About every two weeks we will have our Leadership Lab meetings. Guests are welcome, both to present ideas and to simply attend and listen. If you want to learn more or would like to attend, please contact Wendy de Waal-Andrews (email@example.com).
Here are our most recent and upcoming meetings:
12.02.2019 MF-G502 at 12:00: Mark van Vugt
Title: Dual strategies theory: Two pathways to leadership in human evolution
25.02.2019 MF-J173 at 12:00: Joke van Saane & Annemarie Foppen
Title: Effective Religious Leadership: Can leader-characteristics predict the vitality of religious communities?
Religious leaders are considered to be of great importance within their religious communities. Due to a lack of empirical data concerning the characteristics and functioning of religious leaders, it is not yet possible to define and identify the factors predicting effective religious leadership. Nevertheless, two recent studies suggest personality to be a predictor of effective religious leadership as Christian leaders working in increasing ecclesial contexts (i.e. church plants) appear to differ from leaders working in decreasing ecclesial contexts (i.e. more traditional churches) with regard to personality characteristics (Foppen, Paas, and van Saane, 2017; 2018).
In this meeting, we want to present our current project on effective religious leadership that, in the wake of our previous pilot studies, aims to carry out a thorough, large-scale, quantitative research to investigate possible predictors of effective religious leadership.
11.03.2019 MF-A210 at 12:00: Richard Ronay (UvA)
25.03.2019 HG-1D08 at 12:00: Ard Barends
08.04.2019 MF-A210 at 12:00: Lara Engelbert
15.04.2019 MF-A228 at 12:00: Leander van der Meij (TuE)
06.05.2019 MF-J173 at 12:00: Gert-Jan Munneke (UvA)

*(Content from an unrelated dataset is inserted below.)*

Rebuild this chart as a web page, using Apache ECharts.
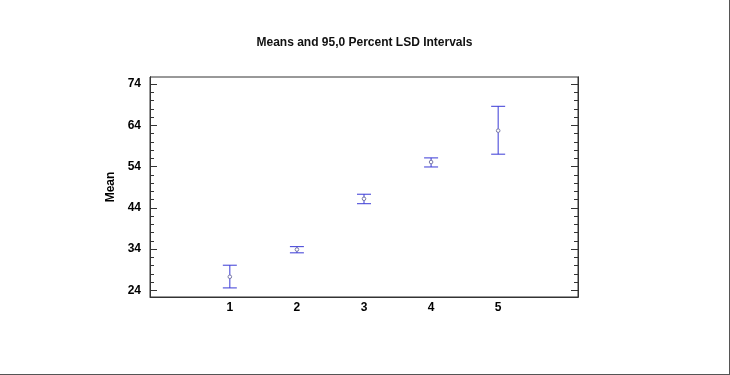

20.05.2019 MF-G502 at 12:00: René van Woudenberg
03.06.2019 MF-A210 at 12:00: Jacek Buczny
07.01.2019 MF-A611 at 12:00: Jeroen van Baar (https://www.jeroenvanbaar.nl/).
Title: Diffusion of responsibility affects amends-making after harmful group decisions
Abstract: Many socially impactful decisions are made in groups. How does the group composition affect a decision-maker’s subjective responsibility for the decision outcome? And how does this affect amends-making if the decision outcome is harmful? We tackled these questions in an fMRI experiment using a novel social decision-making task. We found that subjective responsibility for a harmful group decision decreases as the group gets larger, with the exception of a case in which there was internal disagreement within the deciding group. We propose a modified version of Latané’s (1981) classic social impact model to account for these findings. In the brain, the left temporoparietal junction tracked own-responsibility-for-harm in line with our proposed model, and predicted subsequent amends-making behavior. These results provide a neural basis for the diffusion of responsibility in group decision-making, and suggest that disagreement within a group can lead to more responsible decision-making.

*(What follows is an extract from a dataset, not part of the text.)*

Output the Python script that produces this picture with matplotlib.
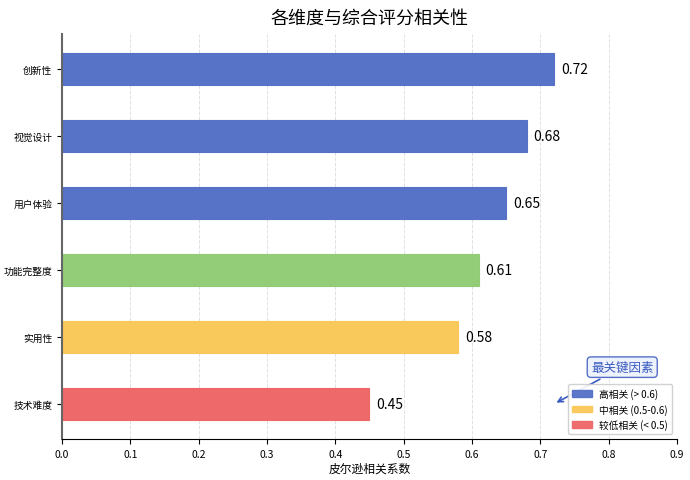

10.12.2018 MF-A505 at 12:00: Laura Math and Fabiola Gerpott will talk about their work on conceptualizing and measuring Kiss-Up-Kick-Down (KUKD) behaviors in organizations
During your career, you probably already have come across a leader who only treated those people well who might help them to get ahead in the organization, and at the same time this leader was not so nice toward people who were below him or her in the hierarchy. Yet, despite the widespread recognition of this phenomenon in the daily life of everyone who is working, this phenomenon is currently under-theorized. We formally define the behavioral configuration of abusing lower-level subordinates and flattering higher-level supervisors as “Kiss-Up-Kick-Down” (KUKD) leadership. In our talk, we elaborate on the theoretical foundation of this phenomenon and present work-in-progress on the development of a scale to measure KUKD behaviors in organisations.
12.11.2018 MF-D134 at 12:00: Jesus Apodaca Mascareno (https://www.rug.nl/staff/j.m.mascareno/), Kyriaki Fousiani, Fabiola Gerpott, Barbara Wisse and Eric Rietzschel will present work that they jointly did on the effects of ambidextrous leadership on innovation and the moderating role of need for structure.